As editor of Wilshire’s Magazine, he had a vehicle for the expression of his socialist views, printing such articles as “The Trust Overshadows All Issues,” “America Suffocating With Wealth,” “The Strikers and the Meat Trust,” and “Is Socialism Practicable?” He never considered his business career and personal financial affluence a contradiction or a hindrance in his fight for socialism. Wilshire edited the American edition of Fabian Essays in Socialism, which appeared in 1891. In 1906 he published Wilshire Editorials, a collection from past issues, and in 1907 he published Socialism Inevitable, a collection of articles from the magazine. He also contributed articles to American and British socialist magazines and newspapers.
Wilshire was an ardent spokesman for the cause of socialism. In his preface to Wilshire Editorials he argued that trade depressions were caused by overproduction, in turn caused by the inability of workers to buy what they produced because of their low wages. The low wages, he asserted, were a result of the competitive system, with workers vying among themselves for jobs, a situation that socialism would eliminate. In his article “Why Workingmen Should Be Socialists” he explained the principles of socialism and its tenet that the wealth of the nation be owned collectively by the people, with government ownership and management of all wealth-producing industries.

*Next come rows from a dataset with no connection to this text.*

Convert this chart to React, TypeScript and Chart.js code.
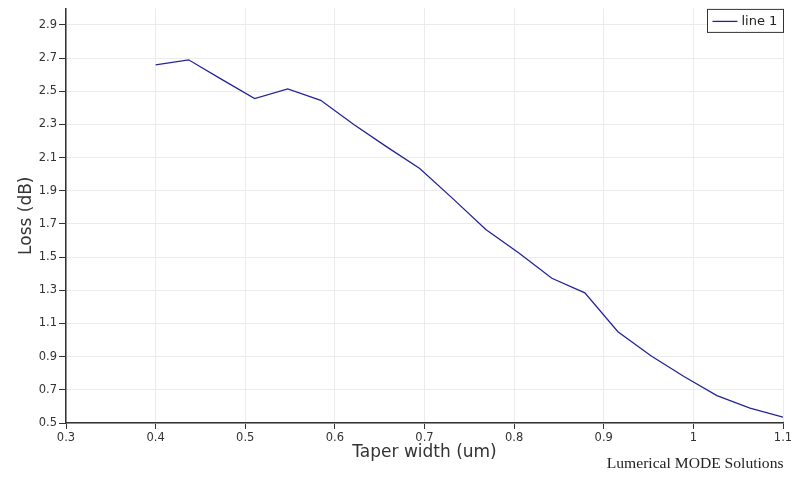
import React, { useEffect, useRef } from 'react';
import { Chart, registerables } from 'chart.js';

Chart.register(...registerables);

// ---- data ----
const taperWidth = [
  0.4, 0.4368, 0.4737, 0.5105, 0.5474, 0.5842, 0.6211, 0.6579, 0.6947, 0.7316,
  0.7684, 0.8053, 0.8421, 0.8789, 0.9158, 0.9526, 0.9895, 1.0263, 1.0632, 1.1,
];
const lossDb = [
  2.66, 2.69, 2.572, 2.456, 2.514, 2.446, 2.3, 2.165, 2.035, 1.853,
  1.667, 1.525, 1.373, 1.285, 1.05, 0.905, 0.78, 0.665, 0.59, 0.535,
];
const xTickValues = [0.3, 0.4, 0.5, 0.6, 0.7, 0.8, 0.9, 1.0, 1.1];
const xTickLabels = ['0.3', '0.4', '0.5', '0.6', '0.7', '0.8', '0.9', '1', '1.1'];
const yTickValues = [0.5, 0.7, 0.9, 1.1, 1.3, 1.5, 1.7, 1.9, 2.1, 2.3, 2.5, 2.7, 2.9];
const yTickLabels = ['0.5', '0.7', '0.9', '1.1', '1.3', '1.5', '1.7', '1.9', '2.1', '2.3', '2.5', '2.7', '2.9'];
const seriesName = 'line 1';
const xTitle = 'Taper width (um)';
const yTitle = 'Loss (dB)';
const creditText = 'Lumerical MODE Solutions';

const FONT = '"DejaVu Sans", Verdana, sans-serif';
const LINE_COLOR = '#24249a';
const TEXT_COLOR = '#333333';

const extrasPlugin = {
  id: 'extras',
  afterDraw(chart: any) {
    const ctx = chart.ctx as CanvasRenderingContext2D;
    const area = chart.chartArea;
    ctx.save();
    // legend box (top-right)
    const bx = area.right - 75.5;
    const by = area.top + 1;
    ctx.fillStyle = '#ffffff';
    ctx.fillRect(bx, by, 76, 23);
    ctx.strokeStyle = '#333333';
    ctx.lineWidth = 1;
    ctx.strokeRect(bx, by, 76, 23);
    ctx.strokeStyle = LINE_COLOR;
    ctx.lineWidth = 1.3;
    ctx.beginPath();
    ctx.moveTo(bx + 5, by + 12);
    ctx.lineTo(bx + 30, by + 12);
    ctx.stroke();
    ctx.fillStyle = '#222222';
    ctx.font = '13px ' + FONT;
    ctx.textAlign = 'left';
    ctx.textBaseline = 'middle';
    ctx.fillText(seriesName, bx + 34, by + 12.5);
    // credit
    ctx.fillStyle = '#222222';
    ctx.font = '15.6px "Liberation Serif", "Times New Roman", serif';
    ctx.textAlign = 'right';
    ctx.textBaseline = 'alphabetic';
    ctx.fillText(creditText, area.right + 0.5, 467.5);
    ctx.restore();
  },
};

export default function App() {
  const canvasRef = useRef<HTMLCanvasElement | null>(null);

  useEffect(() => {
    const canvas = canvasRef.current;
    if (!canvas) return;
    const points = taperWidth.map((x, i) => ({ x, y: lossDb[i] }));
    const chart = new Chart(canvas, {
      type: 'line',
      data: {
        datasets: [
          {
            label: seriesName,
            data: points,
            borderColor: LINE_COLOR,
            backgroundColor: LINE_COLOR,
            borderWidth: 1.3,
            pointRadius: 0,
            tension: 0,
            fill: false,
          },
        ],
      },
      options: {
        responsive: false,
        animation: false,
        devicePixelRatio: 1,
        layout: { padding: { top: 8.4, right: 11, bottom: 0, left: 0 } },
        plugins: {
          legend: { display: false },
          tooltip: { enabled: false },
          title: { display: false },
        },
        scales: {
          x: {
            type: 'linear',
            min: 0.3,
            max: 1.1,
            afterBuildTicks: (s: any) => {
              s.ticks = xTickValues.map((v) => ({ value: v }));
            },
            afterFit: (s: any) => {
              s.height = 58;
              s.paddingLeft = 0;
              s.paddingRight = 0;
            },
            ticks: {
              autoSkip: false,
              maxRotation: 0,
              minRotation: 0,
              padding: 2,
              color: TEXT_COLOR,
              font: { family: FONT, size: 11.5 },
              callback: (_v: any, i: number) => xTickLabels[i],
            },
            grid: {
              color: '#ebebeb',
              tickColor: '#333333',
              tickLength: 6,
              drawTicks: true,
            },
            border: { color: '#333333', width: 1.5 },
            title: {
              display: true,
              text: xTitle,
              color: TEXT_COLOR,
              font: { family: FONT, size: 17 },
              padding: { top: 0, bottom: 18 },
            },
          },
          y: {
            type: 'linear',
            min: 0.5,
            max: 3.0,
            afterBuildTicks: (s: any) => {
              s.ticks = yTickValues.map((v) => ({ value: v }));
            },
            afterFit: (s: any) => {
              s.width = 66;
              s.paddingTop = 0;
              s.paddingBottom = 0;
            },
            ticks: {
              autoSkip: false,
              padding: 2,
              color: TEXT_COLOR,
              font: { family: FONT, size: 11.5 },
              callback: (_v: any, i: number) => yTickLabels[i],
            },
            grid: {
              color: '#ebebeb',
              tickColor: '#333333',
              tickLength: 7,
              drawTicks: true,
            },
            border: { color: '#333333', width: 1.5 },
            title: {
              display: true,
              text: yTitle,
              color: TEXT_COLOR,
              font: { family: FONT, size: 17 },
              padding: { top: 16, bottom: 0 },
            },
          },
        },
      },
      plugins: [extrasPlugin],
    } as any);
    return () => chart.destroy();
  }, []);

  return (
    <div
      style={{
        position: 'fixed',
        left: 0,
        top: 0,
        width: 794,
        height: 481,
        background: '#ffffff',
      }}
    >
      <canvas ref={canvasRef} width={794} height={481} style={{ display: 'block' }} />
    </div>
  );
}
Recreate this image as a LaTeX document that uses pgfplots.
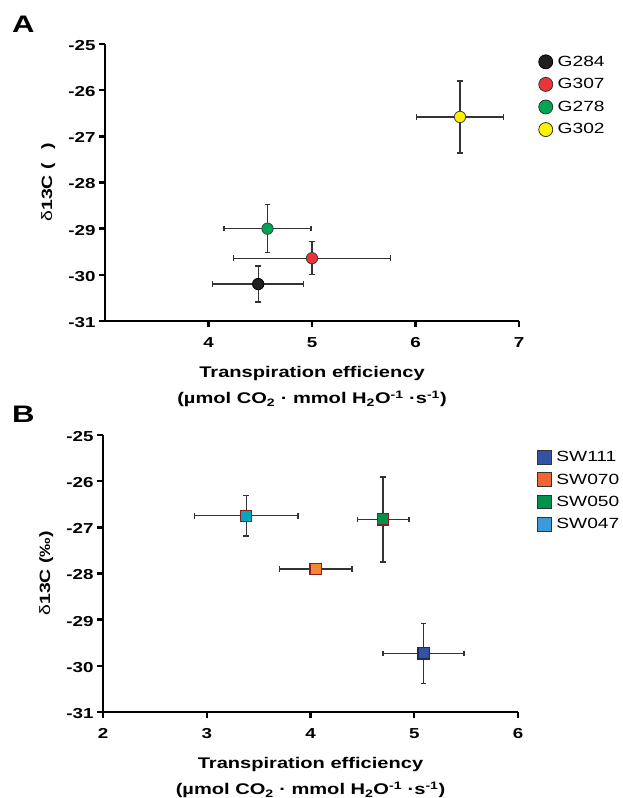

Wilshire’s background as an energetic businessman was reflected in the vigorous advertising he inserted in the back of his publications, urging readers to buy his books, articles, and leaflets. A copy of “Why Workingmen Should be Socialists” could be had for two cents, or seventy-five cents for 100 copies; he described the publication as “one of the classics of the literature on Socialism in America.” Another advertisement promoted “Socialist Postal Cards” as “unsurpassed for propaganda”: “Send ‘em to your capitalist friends . . .,” he suggested. “Pick out some fellow that needs waking up and send him one every day for a week.”
Wilshire died in New York City at the age of sixty-six.
No full-scale biography of Wilshire has been written. See Who’s Who in America, 1926, and the National Cyclopaedia of American Biography, vol. 42. Complete files of Wilshire’s Magazine from December 26, 1900, through February 1915 are in the library of the State University of New York at Purchase. The files of the Los Angeles Times also contain biographical material.